Now, let’s get back to our listing acknowledgement flow. As signatures come in, an honest datarust operator will just multiply them. Let’s say that I’m datatrust operator 5, and I’ve received signatures from operators 1 through 4. Then I can compute \sigma = \sigma_1 \dotsc \sigma_5 (using a BLS signature library). What do I do with \sigma? Well, the basic idea is that I can submit a tuple ((1,...,5), \sigma) on-chain. (We can’t actually submit a list (1,\dotsc,5) on-chain, so this will likely be a serialized bytestring). We can then perform verification of the BLS signature on-chain as in this solidity gist that verifies an aggregate BLS signature. It’s important to note here though that some technical spikes will be needed to make the signature verification is robust. In particular, we will need to instrument the gas costs to make sure that make sure that the gas usage isn’t exorbitant.
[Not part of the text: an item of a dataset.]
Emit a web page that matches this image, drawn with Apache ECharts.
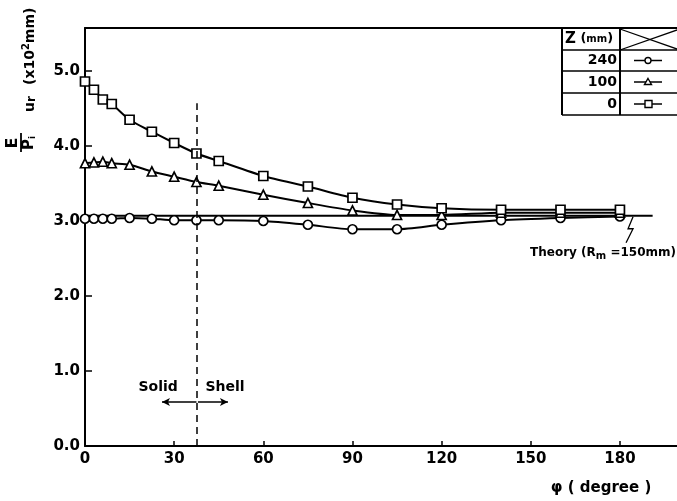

Assuming that we can handle our gas issues, we’re now in a really powerful spot. We can call one on-chain function to create an acknowledgement that 5 datatrusts have received our listing. This means that we essentially recover today’s listing flow! The only difference is that Datatrust.setDataHash would now accept extra arguments (\textrm{bytes}, \sigma) with the bytestring representation of datatrusts who signed and their BLS signature. Then Datatrust.setDataHash would verify this signature before setting the data hash.

The research outlined in this post closes off one of the major open questions in the design of multi-datatrust data markets. However, a number of questions still remain. In particular, we need to specify precisely how deliveries are handled (see discussion) and we need to specify details about how data uploads are handled (is the maker responsible for uploading to all datatrusts or should datatrusts propagate listings received to other datatrusts?)